One hundred years after Jonathan Edwards and the Great Awakening a new evangelist arose by the name of Charles Finney. He hated Calvinism because of its view of the will of man corrupted by sin. He saw Edwards as his opponent in theology.

Edwards’ thesis of God’s sovereignty over the fallen human will is given in his work Freedom of the Will.

Here is Finney’s assessment of Edwards’ book: “Ridiculous! Edwards I revere; his blunders I deplore.
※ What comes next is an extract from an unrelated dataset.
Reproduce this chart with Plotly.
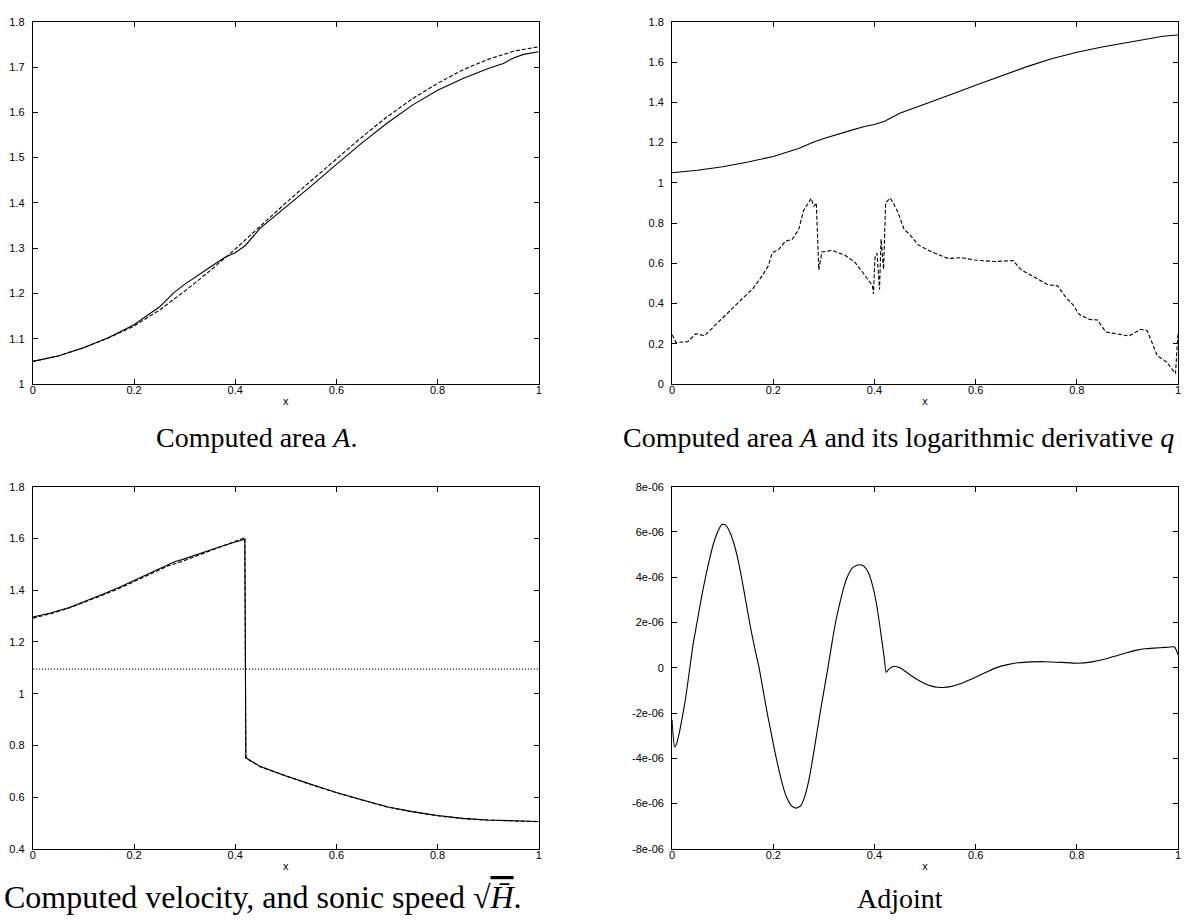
import plotly.graph_objects as go

W, H = 1187, 924

# ---------------- data ----------------
x_ticks = [0, 0.2, 0.4, 0.6, 0.8, 1.0]
x_tick_labels = ["0", "0.2", "0.4", "0.6", "0.8", "1"]

# Computed area A (solid, used in both top panels)
area_x = [0, 0.05, 0.1, 0.15, 0.2, 0.25, 0.28, 0.3, 0.35, 0.38, 0.4, 0.42, 0.45,
          0.5, 0.55, 0.6, 0.65, 0.7, 0.75, 0.8, 0.85, 0.9, 0.93, 0.95, 0.97, 1.0]
area_solid = [1.05, 1.062, 1.08, 1.103, 1.131, 1.17, 1.203, 1.22, 1.258, 1.28, 1.29, 1.306,
              1.345, 1.39, 1.437, 1.485, 1.532, 1.576, 1.616, 1.649, 1.675, 1.697, 1.708,
              1.72, 1.728, 1.734]
# target area (dashed)
target_x = [0, 0.05, 0.1, 0.15, 0.2, 0.25, 0.3, 0.35, 0.4, 0.45, 0.5, 0.55, 0.6,
            0.65, 0.7, 0.75, 0.8, 0.85, 0.9, 0.95, 1.0]
target_area = [1.05, 1.062, 1.08, 1.102, 1.128, 1.163, 1.205, 1.25, 1.298, 1.35, 1.4,
               1.449, 1.497, 1.545, 1.59, 1.63, 1.664, 1.694, 1.717, 1.735, 1.745]

# logarithmic derivative q (dashed, top right)
q_x = [0, 0.0075, 0.031, 0.047, 0.064, 0.08, 0.1, 0.119, 0.139, 0.159, 0.178, 0.19,
       0.198, 0.211, 0.224, 0.237, 0.25, 0.26, 0.275, 0.28, 0.285, 0.29, 0.296, 0.316,
       0.342, 0.362, 0.382, 0.396, 0.398, 0.401, 0.405, 0.41, 0.413, 0.418, 0.422,
       0.431, 0.437, 0.447, 0.458, 0.471, 0.487, 0.513, 0.546, 0.572, 0.598, 0.638,
       0.674, 0.69, 0.72, 0.743, 0.762, 0.779, 0.792, 0.805, 0.825, 0.841, 0.857,
       0.88, 0.903, 0.926, 0.939, 0.959, 0.978, 0.995, 1.0]
q_values = [0.245, 0.207, 0.21, 0.25, 0.24, 0.28, 0.325, 0.377, 0.425, 0.472, 0.538,
            0.587, 0.652, 0.669, 0.71, 0.718, 0.767, 0.862, 0.923, 0.882, 0.90, 0.567,
            0.656, 0.664, 0.64, 0.603, 0.538, 0.49, 0.448, 0.63, 0.65, 0.47, 0.72, 0.57,
            0.90, 0.925, 0.90, 0.85, 0.772, 0.739, 0.69, 0.657, 0.624, 0.628, 0.616,
            0.609, 0.613, 0.567, 0.526, 0.493, 0.488, 0.428, 0.395, 0.345, 0.321, 0.318,
            0.259, 0.25, 0.239, 0.272, 0.265, 0.141, 0.108, 0.051, 0.255]

# velocity (bottom left)
vel_x = [0, 0.035, 0.072, 0.105, 0.137, 0.17, 0.203, 0.235, 0.269, 0.28, 0.295, 0.334,
         0.37, 0.40, 0.419, 0.421, 0.43, 0.45, 0.5, 0.55, 0.6, 0.65, 0.7, 0.75, 0.8,
         0.85, 0.9, 0.95, 1.0]
vel_solid = [1.296, 1.312, 1.333, 1.357, 1.383, 1.41, 1.44, 1.472, 1.502, 1.51, 1.518,
             1.545, 1.568, 1.586, 1.597, 0.752, 0.741, 0.718, 0.682, 0.649, 0.618, 0.590,
             0.563, 0.544, 0.529, 0.518, 0.512, 0.509, 0.506]
vel_dashed = [1.292, 1.309, 1.331, 1.355, 1.380, 1.406, 1.436, 1.466, 1.495, 1.502,
              1.511, 1.540, 1.566, 1.587, 1.603, 0.752, 0.740, 0.717, 0.681, 0.648,
              0.617, 0.589, 0.562, 0.543, 0.528, 0.517, 0.511, 0.508, 0.505]
sonic_x = [0, 1.0]
sonic_speed = [1.095, 1.095]

# adjoint (bottom right)
adj_x = [0, 0.002, 0.005, 0.009, 0.014, 0.02, 0.027, 0.035, 0.042, 0.05, 0.058, 0.066,
         0.074, 0.082, 0.09, 0.098, 0.106, 0.114, 0.122, 0.13, 0.138, 0.146, 0.154,
         0.163, 0.172, 0.18, 0.188, 0.196, 0.204, 0.212, 0.22, 0.228, 0.236, 0.245,
         0.254, 0.262, 0.27, 0.278, 0.286, 0.294, 0.301, 0.308, 0.316, 0.324, 0.332,
         0.34, 0.348, 0.356, 0.364, 0.373, 0.381, 0.389, 0.396, 0.403, 0.409, 0.414,
         0.419, 0.423, 0.427, 0.432, 0.437, 0.442, 0.45, 0.46, 0.473, 0.487, 0.5, 0.513,
         0.525, 0.536, 0.55, 0.565, 0.585, 0.605, 0.625, 0.644, 0.663, 0.683, 0.71,
         0.736, 0.77, 0.801, 0.83, 0.854, 0.885, 0.919, 0.935, 0.952, 0.975, 0.993, 1.0]
adj_values_e6 = [-2.3, -3.0, -3.5, -3.35, -2.9, -2.2, -1.3, 0.0, 1.1, 2.1, 3.1, 4.0,
                 4.8, 5.5, 6.0, 6.33, 6.3, 6.0, 5.5, 4.8, 3.9, 2.9, 1.9, 0.9, 0.0,
                 -1.0, -2.0, -2.9, -3.8, -4.6, -5.3, -5.8, -6.1, -6.2, -6.1, -5.7, -5.0,
                 -4.0, -2.9, -1.8, -0.9, 0.0, 1.1, 2.1, 2.9, 3.6, 4.1, 4.4, 4.52, 4.55,
                 4.45, 4.15, 3.65, 2.95, 2.1, 1.3, 0.5, -0.2, -0.1, 0.0, 0.06, 0.06, 0.0,
                 -0.14, -0.35, -0.55, -0.7, -0.81, -0.86, -0.87, -0.83, -0.74, -0.56,
                 -0.36, -0.15, 0.03, 0.14, 0.22, 0.26, 0.27, 0.24, 0.2, 0.26, 0.375,
                 0.58, 0.78, 0.84, 0.87, 0.9, 0.92, 0.58]
adj_values = [v * 1e-6 for v in adj_values_e6]
adj_ticks = [-8e-6, -6e-6, -4e-6, -2e-6, 0, 2e-6, 4e-6, 6e-6, 8e-6]
adj_tick_labels = ["-8e-06", "-6e-06", "-4e-06", "-2e-06", "0", "2e-06", "4e-06",
                   "6e-06", "8e-06"]

captions = ["Computed area <i>A</i>.",
            "Computed area <i>A</i> and its logarithmic derivative <i>q</i>",
            "Computed velocity, and sonic speed \u221a<span style=\"text-decoration:overline\"><i>H\u0304</i></span>.",
            "Adjoint"]

# ---------------- figure ----------------
fig = go.Figure()
solid = dict(color="black", width=1.1)
dashed = dict(color="black", width=1.1, dash="4px,2px")
dotted = dict(color="black", width=1.1, dash="1px,2px")

fig.add_trace(go.Scatter(x=area_x, y=area_solid, mode="lines", line=solid, xaxis="x", yaxis="y"))
fig.add_trace(go.Scatter(x=target_x, y=target_area, mode="lines", line=dashed, xaxis="x", yaxis="y"))
fig.add_trace(go.Scatter(x=area_x, y=area_solid, mode="lines", line=solid, xaxis="x2", yaxis="y2"))
fig.add_trace(go.Scatter(x=q_x, y=q_values, mode="lines", line=dashed, xaxis="x2", yaxis="y2"))
fig.add_trace(go.Scatter(x=vel_x, y=vel_solid, mode="lines", line=solid, xaxis="x3", yaxis="y3"))
fig.add_trace(go.Scatter(x=vel_x, y=vel_dashed, mode="lines", line=dashed, xaxis="x3", yaxis="y3"))
fig.add_trace(go.Scatter(x=sonic_x, y=sonic_speed, mode="lines", line=dotted, xaxis="x3", yaxis="y3"))
fig.add_trace(go.Scatter(x=adj_x, y=adj_values, mode="lines", line=dict(solid, shape="spline", smoothing=0.5),
                         xaxis="x4", yaxis="y4"))

tickfont = dict(family="Liberation Sans, Arial, sans-serif", size=11, color="black")
common = dict(showline=True, linecolor="black", linewidth=1, mirror="ticks", ticks="inside",
              ticklen=5, tickcolor="black", tickwidth=1, showgrid=False, zeroline=False,
              tickfont=tickfont, fixedrange=True)

xd_left = [30 / W, 538.5 / W]
xd_right = [672.5 / W, 1181 / W]
yd_top = [1 - 383 / H, 1 - 16 / H]
yd_bot = [1 - 854 / H, 1 - 487 / H]

def xax(dom, anchor):
    return dict(common, domain=dom, anchor=anchor, range=[0, 1], tickvals=x_ticks,
                ticktext=x_tick_labels, ticklabelstandoff=-4,
                title=dict(text="x", font=tickfont, standoff=2))

def yax(dom, anchor, rng, tv, tt):
    return dict(common, domain=dom, anchor=anchor, range=rng, tickvals=tv, ticktext=tt,
                ticklabelstandoff=5)

fig.update_layout(
    width=W, height=H, margin=dict(l=0, r=0, t=0, b=0),
    paper_bgcolor="white", plot_bgcolor="white", showlegend=False,
    xaxis=xax(xd_left, "y"),
    yaxis=yax(yd_top, "x", [1, 1.8], [1, 1.1, 1.2, 1.3, 1.4, 1.5, 1.6, 1.7, 1.8],
              ["1", "1.1", "1.2", "1.3", "1.4", "1.5", "1.6", "1.7", "1.8"]),
    xaxis2=xax(xd_right, "y2"),
    yaxis2=yax(yd_top, "x2", [0, 1.8], [0, 0.2, 0.4, 0.6, 0.8, 1, 1.2, 1.4, 1.6, 1.8],
               ["0", "0.2", "0.4", "0.6", "0.8", "1", "1.2", "1.4", "1.6", "1.8"]),
    xaxis3=xax(xd_left, "y3"),
    yaxis3=yax(yd_bot, "x3", [0.4, 1.8], [0.4, 0.6, 0.8, 1, 1.2, 1.4, 1.6, 1.8],
               ["0.4", "0.6", "0.8", "1", "1.2", "1.4", "1.6", "1.8"]),
    xaxis4=xax(xd_right, "y4"),
    yaxis4=yax(yd_bot, "x4", [-8e-6, 8e-6], adj_ticks, adj_tick_labels),
)

cap_pos = [(255, 437, "center", 28), (900, 437, "center", 28),
           (0, 903, "left", 32), (902, 904, "center", 28)]
for text, (cx, cy, anc, fs) in zip(captions, cap_pos):
    fig.add_annotation(text=text, xref="paper", yref="paper", x=cx / W, y=1 - cy / H,
                       xanchor=anc, yanchor="middle", showarrow=False, borderpad=0,
                       font=dict(family="Liberation Serif, Times New Roman, serif",
                                 size=fs, color="black"))

fig.write_html("out.html")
I speak thus of this Treatise on the Will, because while it abounds with unwarrantable assumptions, distinctions without difference, and metaphysical subtleties, it has been adopted as the textbook of a multitude of what are called Calvinistic divines for scores of years.” [Finney’s Systematic Theology]

What is Edwards' view of the will, and what were the results of Finney’s efforts to repudiate Edwards’ Calvinism?
 
 
Jonathan Edwards on the Freedom of the Will
 
Like the Apostle Paul, Edwards saw all men as enslaved either to sin or to righteousness [Romans 6:16-23]. But slavery to sin does not excuse the sinner for his inability to love and trust God [Romans 8:7-8]. The inability is not physical; it is not something that prevents men from believing when they want to believe. Rather, it is a moral corruption of the heart that renders motives to believe ineffectual. The person thus enslaved to sin cannot believe without the miracle of regeneration, but is nevertheless accountable because of the evil of his heart, which disposes him to be unmoved by reasonable motives in the gospel.

This is Edwards’ argument that the Arminian notion of the will’s ability to determine itself is not a prerequisite of moral accountability.